As Franklin suggested, consider using list comprehensions, generator expressions etc. to iterate and collect data - it’s much simpler and more direct. The code could be as simple as:
data = 'Україна'
table = [item.encode('utf-8').hex() for item in data]
output = ''.join(chr(int(item, 16)) for item in table]
print(output)
This means that each character in the input string will be converted into bytes using the UTF-8 encoding, and then a string representing those byte values will be created. Each such value is added to the list.
This means that each of the hex strings will be converted into a single integer, and then the corresponding Unicode code point will be looked up.
The reason this does not give the same result is because UTF-8 encoding does not convert characters into the bytes used for an integer representation of that element of the string. It uses a variable amount of bytes for each element, and sets some “flag” bits as a way of signalling, in-band, how many bytes to use.
For example, 'У' contains a single element with Unicode code point 1059. Stored as a 2-byte integer, that would require the bytes 0x23 0x04 in little-endian, or 0x04 0x23 in big-endian. UTF-8 is conceptually “big-endian”, but it also sets some flag bits, in such a way that the encoding is instead 0xd0 0xa3 - as an integer, 53411.
Two-byte UTF-8 sequences use eleven bits as actual information-carrying bits. Three bits are set in the first byte to mean “this is the first byte of a 2-byte UTF-8 sequence”, and two more in the second byte to mean “this is part of a multi-byte UTF-8 sequence (not the first byte)”. (This is a bit redundant, but encoding this way means that it’s easy to detect corruption when a code point gets sliced in half).

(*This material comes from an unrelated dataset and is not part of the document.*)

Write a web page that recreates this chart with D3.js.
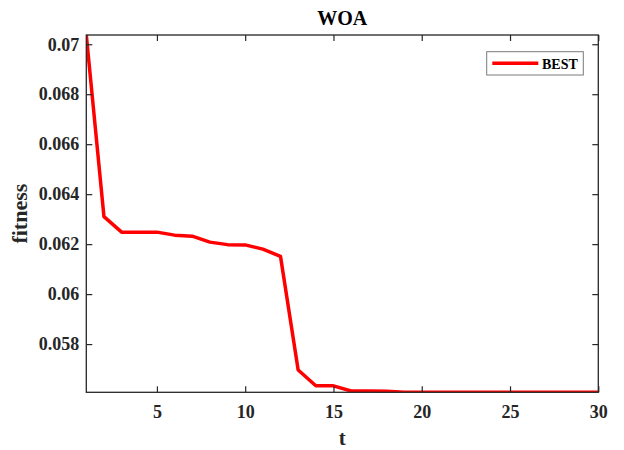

To undo the encoding, we should instead get the corresponding bytes from the hex dump (rather than a single integer), and decode it:
input = 'Україна'
table = []
for item in input:
table.append(item.encode('utf-8').hex())
output = ''
for item in table:
output += bytes.fromhex(item).decode('utf-8')
print(output)
To get hex dumps of the actual Unicode code point values, we should use ord as the opposite of chr (which gives an integer rather than bytes), and convert the integer to a hex dump using string formatting:
input = 'Україна'
table = []
for item in input:
table.append(f'{ord(item):x}')
output = ''
for item in table:
output += chr(int(item, 16))
print(output)
Note that this approach will use whatever number of hexadecimal digits is needed to represent the values (even, as here, if that’s an odd number).
Please give me your code as an example how I can reverse it, as I understand that code much better.
Thank you very much, as I’m not expert.